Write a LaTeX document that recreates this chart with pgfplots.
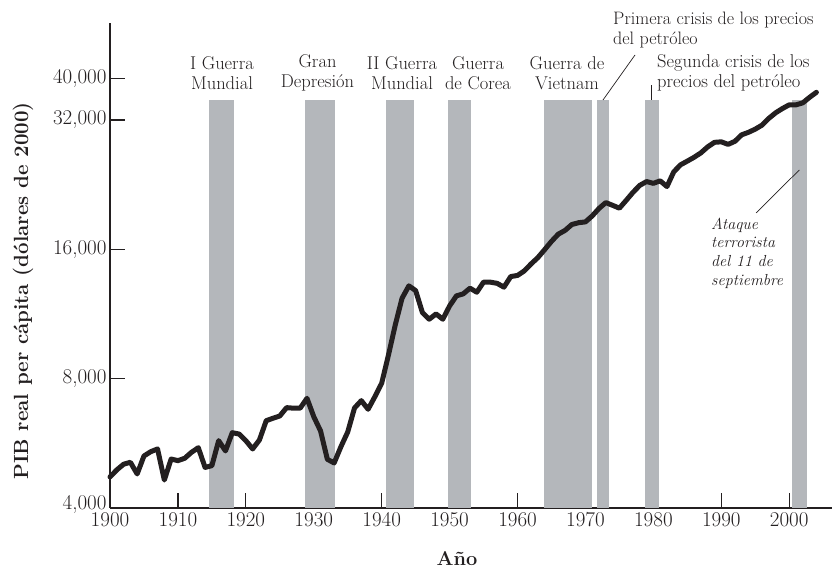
\documentclass[border=0pt]{standalone}
\usepackage{pgfplots}
\pgfplotsset{compat=1.18}

\definecolor{barra}{RGB}{180,183,187}
\definecolor{tinta}{RGB}{35,31,32}

\begin{document}
\begin{tikzpicture}
\useasboundingbox (-110pt,-61pt) rectangle (722pt,508pt);
\begin{axis}[
    at={(0pt,0pt)}, anchor=south west,
    scale only axis,
    width=722pt, height=485pt,
    xmin=1900, xmax=2006.3,
    ymode=log, ymin=4000, ymax=53800,
    axis lines=left,
    axis line style={-, line width=1.2pt, tinta},
    tick align=inside,
    major tick length=15pt,
    tick style={line width=1.2pt, tinta},
    minor tick num=0,
    xtick={1900,1910,...,2000},
    xticklabels={1900,1910,1920,1930,1940,1950,1960,1970,1980,1990,2000},
    ytick={4000,8000,16000,32000,40000},
    yticklabels={\raisebox{11pt}{4,000},{8,000},{16,000},{32,000},{40,000}},
    tick label style={font=\fontsize{21}{25}\selectfont, text=tinta},
    xticklabel style={yshift=-1pt},
    clip=false,
]
% periodos sombreados
\addplot[fill=barra, draw=none] coordinates {(1914.6,4000) (1914.6,35600) (1918.3,35600) (1918.3,4000)} -- cycle;
\addplot[fill=barra, draw=none] coordinates {(1928.7,4000) (1928.7,35600) (1933.1,35600) (1933.1,4000)} -- cycle;
\addplot[fill=barra, draw=none] coordinates {(1940.6,4000) (1940.6,35600) (1944.8,35600) (1944.8,4000)} -- cycle;
\addplot[fill=barra, draw=none] coordinates {(1949.7,4000) (1949.7,35600) (1953.2,35600) (1953.2,4000)} -- cycle;
\addplot[fill=barra, draw=none] coordinates {(1963.9,4000) (1963.9,35600) (1971.0,35600) (1971.0,4000)} -- cycle;
\addplot[fill=barra, draw=none] coordinates {(1971.7,4000) (1971.7,35600) (1973.5,35600) (1973.5,4000)} -- cycle;
\addplot[fill=barra, draw=none] coordinates {(1978.8,4000) (1978.8,35600) (1980.9,35600) (1980.9,4000)} -- cycle;
\addplot[fill=barra, draw=none] coordinates {(2000.4,4000) (2000.4,35600) (2002.6,35600) (2002.6,4000)} -- cycle;

% PIB real per capita
\addplot[tinta, line width=5pt, line join=round, line cap=round] table {
x y
1900 4724
1901 4905
1902 5057
1903 5110
1904 4800
1905 5285
1906 5409
1907 5488
1908 4647
1909 5200
1910 5155
1911 5221
1912 5391
1913 5525
1914 4971
1915 5019
1916 5738
1917 5430
1918 5988
1919 5946
1920 5738
1921 5488
1922 5759
1923 6386
1924 6470
1925 6550
1926 6848
1927 6830
1928 6830
1929 7201
1930 6525
1931 6044
1932 5193
1933 5091
1934 5556
1935 6011
1936 6837
1937 7111
1938 6788
1939 7264
1940 7806
1941 9083
1942 10668
1943 12309
1944 13151
1945 12823
1946 11393
1947 11000
1948 11314
1949 11000
1950 11811
1951 12465
1952 12598
1953 12988
1954 12712
1955 13416
1956 13416
1957 13330
1958 13060
1959 13824
1960 13909
1961 14252
1962 14795
1963 15305
1964 15976
1965 16692
1966 17350
1967 17705
1968 18274
1969 18450
1970 18532
1971 19136
1972 19920
1973 20550
1974 20248
1975 19944
1976 20796
1977 21708
1978 22536
1979 23000
1980 22780
1981 23088
1982 22392
1983 24228
1984 25156
1985 25663
1986 26192
1987 26828
1988 27700
1989 28380
1990 28456
1991 28072
1992 28532
1993 29545
1994 29944
1995 30460
1996 31124
1997 32276
1998 33244
1999 34016
2000 34696
2001 34696
2002 35068
2003 36120
2004 37108
};
\end{axis}

% rotulos de ejes
\node[rotate=90, font=\fontsize{20.5}{24}\selectfont\bfseries, text=tinta] at (-87pt,217pt) {PIB real per cápita (dólares de 2000)};
\node[font=\fontsize{20}{24}\selectfont\bfseries, text=tinta] at (347pt,-51pt) {Año};

% anotaciones
\tikzset{nota/.style={font=\fontsize{18.5}{20}\selectfont, text=tinta, inner sep=0pt}}
\node[nota, align=center] at (112pt,435pt) {I Guerra\\Mundial};
\node[nota, align=center] at (207.5pt,435pt) {Gran\\Depresión};
\node[nota, align=center] at (292pt,435pt) {II Guerra\\Mundial};
\node[nota, align=center] at (368pt,435pt) {Guerra\\de Corea};
\node[nota, align=center] at (457pt,435pt) {Guerra de\\Vietnam};
\node[nota, align=left, anchor=west, font=\fontsize{18}{19.5}\selectfont] at (503pt,478pt) {Primera crisis de los precios\\del petróleo};
\node[nota, align=left, anchor=west] at (547pt,435pt) {Segunda crisis de los\\precios del petróleo};
\node[font=\fontsize{16}{18.7}\selectfont\itshape, text=tinta, inner sep=0pt, align=left, anchor=west] at (601pt,255pt) {Ataque\\terrorista\\del 11 de\\septiembre};

% lineas guia
\draw[tinta, line width=0.7pt] (493pt,408pt) -- (525pt,453pt);
\draw[tinta, line width=0.7pt] (541.7pt,408pt) -- (541.7pt,423pt);
\draw[tinta, line width=0.7pt] (689.3pt,338pt) -- (646pt,295pt);
\end{tikzpicture}
\end{document}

+ + +

Work to be completed: Reproduce every line above as written, skipping pictures.

Written response:
Write a LaTeX document that recreates this chart with pgfplots.
\documentclass[border=0pt]{standalone}
\usepackage{pgfplots}
\pgfplotsset{compat=1.18}

\definecolor{barra}{RGB}{180,183,187}
\definecolor{tinta}{RGB}{35,31,32}

\begin{document}
\begin{tikzpicture}
\useasboundingbox (-110pt,-61pt) rectangle (722pt,508pt);
\begin{axis}[
    at={(0pt,0pt)}, anchor=south west,
    scale only axis,
    width=722pt, height=485pt,
    xmin=1900, xmax=2006.3,
    ymode=log, ymin=4000, ymax=53800,
    axis lines=left,
    axis line style={-, line width=1.2pt, tinta},
    tick align=inside,
    major tick length=15pt,
    tick style={line width=1.2pt, tinta},
    minor tick num=0,
    xtick={1900,1910,...,2000},
    xticklabels={1900,1910,1920,1930,1940,1950,1960,1970,1980,1990,2000},
    ytick={4000,8000,16000,32000,40000},
    yticklabels={\raisebox{11pt}{4,000},{8,000},{16,000},{32,000},{40,000}},
    tick label style={font=\fontsize{21}{25}\selectfont, text=tinta},
    xticklabel style={yshift=-1pt},
    clip=false,
]
% periodos sombreados
\addplot[fill=barra, draw=none] coordinates {(1914.6,4000) (1914.6,35600) (1918.3,35600) (1918.3,4000)} -- cycle;
\addplot[fill=barra, draw=none] coordinates {(1928.7,4000) (1928.7,35600) (1933.1,35600) (1933.1,4000)} -- cycle;
\addplot[fill=barra, draw=none] coordinates {(1940.6,4000) (1940.6,35600) (1944.8,35600) (1944.8,4000)} -- cycle;
\addplot[fill=barra, draw=none] coordinates {(1949.7,4000) (1949.7,35600) (1953.2,35600) (1953.2,4000)} -- cycle;
\addplot[fill=barra, draw=none] coordinates {(1963.9,4000) (1963.9,35600) (1971.0,35600) (1971.0,4000)} -- cycle;
\addplot[fill=barra, draw=none] coordinates {(1971.7,4000) (1971.7,35600) (1973.5,35600) (1973.5,4000)} -- cycle;
\addplot[fill=barra, draw=none] coordinates {(1978.8,4000) (1978.8,35600) (1980.9,35600) (1980.9,4000)} -- cycle;
\addplot[fill=barra, draw=none] coordinates {(2000.4,4000) (2000.4,35600) (2002.6,35600) (2002.6,4000)} -- cycle;

% PIB real per capita
\addplot[tinta, line width=5pt, line join=round, line cap=round] table {
x y
1900 4724
1901 4905
1902 5057
1903 5110
1904 4800
1905 5285
1906 5409
1907 5488
1908 4647
1909 5200
1910 5155
1911 5221
1912 5391
1913 5525
1914 4971
1915 5019
1916 5738
1917 5430
1918 5988
1919 5946
1920 5738
1921 5488
1922 5759
1923 6386
1924 6470
1925 6550
1926 6848
1927 6830
1928 6830
1929 7201
1930 6525
1931 6044
1932 5193
1933 5091
1934 5556
1935 6011
1936 6837
1937 7111
1938 6788
1939 7264
1940 7806
1941 9083
1942 10668
1943 12309
1944 13151
1945 12823
1946 11393
1947 11000
1948 11314
1949 11000
1950 11811
1951 12465
1952 12598
1953 12988
1954 12712
1955 13416
1956 13416
1957 13330
1958 13060
1959 13824
1960 13909
1961 14252
1962 14795
1963 15305
1964 15976
1965 16692
1966 17350
1967 17705
1968 18274
1969 18450
1970 18532
1971 19136
1972 19920
1973 20550
1974 20248
1975 19944
1976 20796
1977 21708
1978 22536
1979 23000
1980 22780
1981 23088
1982 22392
1983 24228
1984 25156
1985 25663
1986 26192
1987 26828
1988 27700
1989 28380
1990 28456
1991 28072
1992 28532
1993 29545
1994 29944
1995 30460
1996 31124
1997 32276
1998 33244
1999 34016
2000 34696
2001 34696
2002 35068
2003 36120
2004 37108
};
\end{axis}

% rotulos de ejes
\node[rotate=90, font=\fontsize{20.5}{24}\selectfont\bfseries, text=tinta] at (-87pt,217pt) {PIB real per cápita (dólares de 2000)};
\node[font=\fontsize{20}{24}\selectfont\bfseries, text=tinta] at (347pt,-51pt) {Año};

% anotaciones
\tikzset{nota/.style={font=\fontsize{18.5}{20}\selectfont, text=tinta, inner sep=0pt}}
\node[nota, align=center] at (112pt,435pt) {I Guerra\\Mundial};
\node[nota, align=center] at (207.5pt,435pt) {Gran\\Depresión};
\node[nota, align=center] at (292pt,435pt) {II Guerra\\Mundial};
\node[nota, align=center] at (368pt,435pt) {Guerra\\de Corea};
\node[nota, align=center] at (457pt,435pt) {Guerra de\\Vietnam};
\node[nota, align=left, anchor=west, font=\fontsize{18}{19.5}\selectfont] at (503pt,478pt) {Primera crisis de los precios\\del petróleo};
\node[nota, align=left, anchor=west] at (547pt,435pt) {Segunda crisis de los\\precios del petróleo};
\node[font=\fontsize{16}{18.7}\selectfont\itshape, text=tinta, inner sep=0pt, align=left, anchor=west] at (601pt,255pt) {Ataque\\terrorista\\del 11 de\\septiembre};

% lineas guia
\draw[tinta, line width=0.7pt] (493pt,408pt) -- (525pt,453pt);
\draw[tinta, line width=0.7pt] (541.7pt,408pt) -- (541.7pt,423pt);
\draw[tinta, line width=0.7pt] (689.3pt,338pt) -- (646pt,295pt);
\end{tikzpicture}
\end{document}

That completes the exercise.